[quote name='eldergamer']Had a crazy naturopath doctor try and tell us the same thing. She was talking about how much "clearer" her mind felt since she and her family stopped eating gluten.
I hear crazy people at work and granola moms my wife knows self-diagnosing themselves with gluten sensitivites all the time.
The whole gluten-free thing is just a fad if you ask me. It's only necessary if you have a diagnosed actual auto-immune problem like Celiac.[/QUOTE]
Celiac and wheat allergies are two separate things. With a wheat allergy like I have, I get mild symptoms such as the rash which is a form of hives (uticaria) and it's kind of like having mild poison ivy - it itches and burns. It's nothing to take lightly. Clinically, they measure the inflammatory response to wheat when doing the Celiac blood test. Anything over a 2.0 (I believe) indicates Celiac, but anything over 0.00 shows that you have some sort of inflammatory response to wheat. I'm around a .2 - symptoms get much worse than mine.
Research in prominent medical journals has showed that wheat allergy and diabetes are linked on the same gene, so as diabetes increases in this country, so will wheat allergy. Having one or the other makes you high risk for developing the other, particularly having diabetes makes you likely to develop a wheat allergy. This is because a diabetic diet is extremely high in whole grains and the protein aka gluten is what makes grains whole as opposed to just the starch, and the more exposure you have to any foreign protein, the more likely you are to develop an allergy to it.
The reason why gluten is so troublesome is because it is structurally similar to proteins that are part of the human inflammatory process so the gluten binds to the receptors and make parts of your body swell up, like your GI tract and your skin, giving you the trots and hives.

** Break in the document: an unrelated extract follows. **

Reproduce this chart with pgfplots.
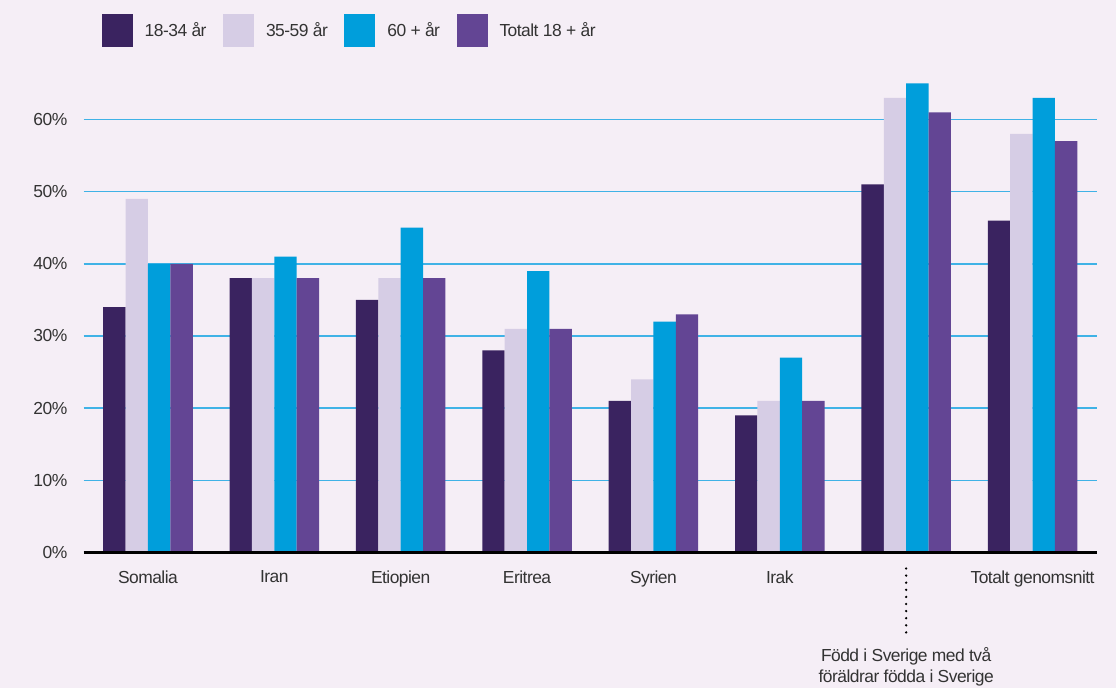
\documentclass[border=0pt]{standalone}
\usepackage{fontspec}
\setmainfont{Liberation Sans}[LetterSpace=-3]
\usepackage{pgfplots}
\pgfplotsset{compat=1.18}
\definecolor{bg}{HTML}{F5EEF6}
\definecolor{cA}{HTML}{3A2360}
\definecolor{cB}{HTML}{D6CDE5}
\definecolor{cC}{HTML}{009EDB}
\definecolor{cD}{HTML}{634594}
\definecolor{gridc}{HTML}{3FB2E6}
\definecolor{txt}{HTML}{333333}
\newcommand{\lf}{\fontsize{17.5}{21}\selectfont}
\pgfplotsset{sq/.style={legend image code/.code={\fill[##1] (0bp,-16.2bp) rectangle (31bp,16.8bp);}}}
\begin{document}
\begin{tikzpicture}
\fill[bg] (0,0) rectangle (1116bp,688bp);
\begin{axis}[
  at={(83.5bp,135.5bp)}, anchor=south west,
  scale only axis, width=1013.5bp, height=505.2bp,
  xmin=-0.51, xmax=7.51, ymin=0, ymax=70,
  clip=false,
  ybar=0pt, bar width=22.4bp,
  axis line style={draw=none},
  major tick length=0pt,
  xtick={0,...,7},
  xticklabels={Somalia,Iran,Etiopien,Eritrea,Syrien,Irak,{},Totalt genomsnitt},
  ytick={0,10,20,30,40,50,60},
  yticklabels={0\%,10\%,20\%,30\%,40\%,50\%,60\%},
  ymajorgrids, grid style={gridc, line width=1.4bp},
  tick label style={font=\lf, text=txt},
  xticklabel style={anchor=north, inner sep=0pt, yshift=-18bp},
  yticklabel style={anchor=east, inner sep=0pt, xshift=-16bp},
  legend columns=4,
  legend style={draw=none, fill=none, inner sep=0pt, outer sep=0pt,
    nodes={inner sep=0pt, font=\lf, text=txt},
    at={(axis description cs:0.018,1.0342)}, anchor=west,
    /tikz/every odd column/.append style={column sep=12bp},
    /tikz/every even column/.append style={column sep=16.5bp}},
]
\addplot[fill=cA, draw=none, sq] coordinates {(0,34) (1,38) (2,35) (3,28) (4,21) (5,19) (6,51) (7,46)};
\addplot[fill=cB, draw=none, sq] coordinates {(0,49) (1,38) (2,38) (3,31) (4,24) (5,21) (6,63) (7,58)};
\addplot[fill=cC, draw=none, sq] coordinates {(0,40) (1,41) (2,45) (3,39) (4,32) (5,27) (6,65) (7,63)};
\addplot[fill=cD, draw=none, sq] coordinates {(0,40) (1,38) (2,38) (3,31) (4,33) (5,21) (6,61) (7,57)};
\legend{18-34 år,35-59 år,60 + år,Totalt 18 + år}
\draw[black, line width=2.6bp] (rel axis cs:0,0) -- (rel axis cs:1,0);
\draw[black, line width=2.6bp, line cap=round, dash pattern=on 0bp off 7.1bp] ([yshift=-16bp]axis cs:6,0) -- ([yshift=-80bp]axis cs:6,0);
\node[anchor=north, align=center, font=\lf, text=txt, inner sep=0pt] at ([yshift=-95bp]axis cs:6,0) {Född i Sverige med två\\föräldrar födda i Sverige};
\end{axis}
\pgfresetboundingbox
\useasboundingbox (0,0) rectangle (1116bp,688bp);
\end{tikzpicture}
\end{document}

No other country in the world has the same sort of large-scale genetically modified wheat dependence as the US, which is why they aren't seeing wheat allergies increase as quickly, but in general, all allergies (including things such as peanut and bee sting) are increasing everywhere. I've done a lot of research on this because giving up wheat was not something I was about to do unless it was absolutely necessary - I come from a family of pastry chefs.
As it is now, I eat gluten-free about 90% of the time, eating something that was prepared with flour one meal per week or so. The hardest things to give up have been fried chicken and meatloaf/meatballs. I'm still working out recipes for gluten-free versions of them.